The northern prairie could then serve as an American wildlife preserve, a big zoo where people like Frank Popper could gather up their families and travel out to learn something about wildlife, ecology, history and a romantic American heritage. Popper even had a name for it — Buffalo Commons.
An already angry West reacted to Popper’s ideas with the venom of a thousand rattlesnakes. Popper made the one great mistake: He understood the land, but he forgot to understand the people. He suggested that families with roots of three or four generations in one place give up nothing less than their occupations, their homes, their lifestyles and their heritage. Once done, the Popper family could enjoy a really neat summer vacation with the kids, and ecology would be served at the same. Where the ranchers would go or what they would do to make a living remains unanswered.

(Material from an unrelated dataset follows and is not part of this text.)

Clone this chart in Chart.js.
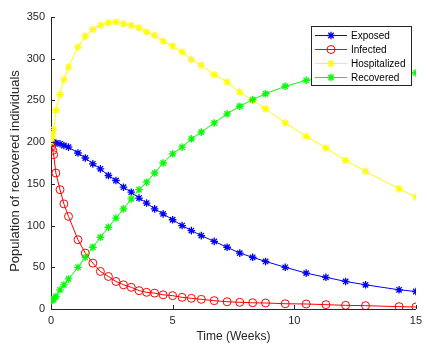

Imagine Frank Popper giving up his university position, selling his home and getting sent to live and work in a place for which he is completely unprepared, say a coal mine. He’d get angry at the slightest suggestion, and so did the ranchers of the Short Grass Country.
Popper might contend he isn’t the villain in this drama. He’s just the guy who gave it a name. He didn’t create the economic forces working to end two generations of American heritage, he just highlighted the issues and suggested a use for the land once the people had been forced away. That’s where he went wrong. Those are people out there who continue to represent a cherished American ideal. Popper should, we all should, be thinking of what we can do to preserve those people, to reduce their struggles, rather than dreaming of what we will do when they are gone.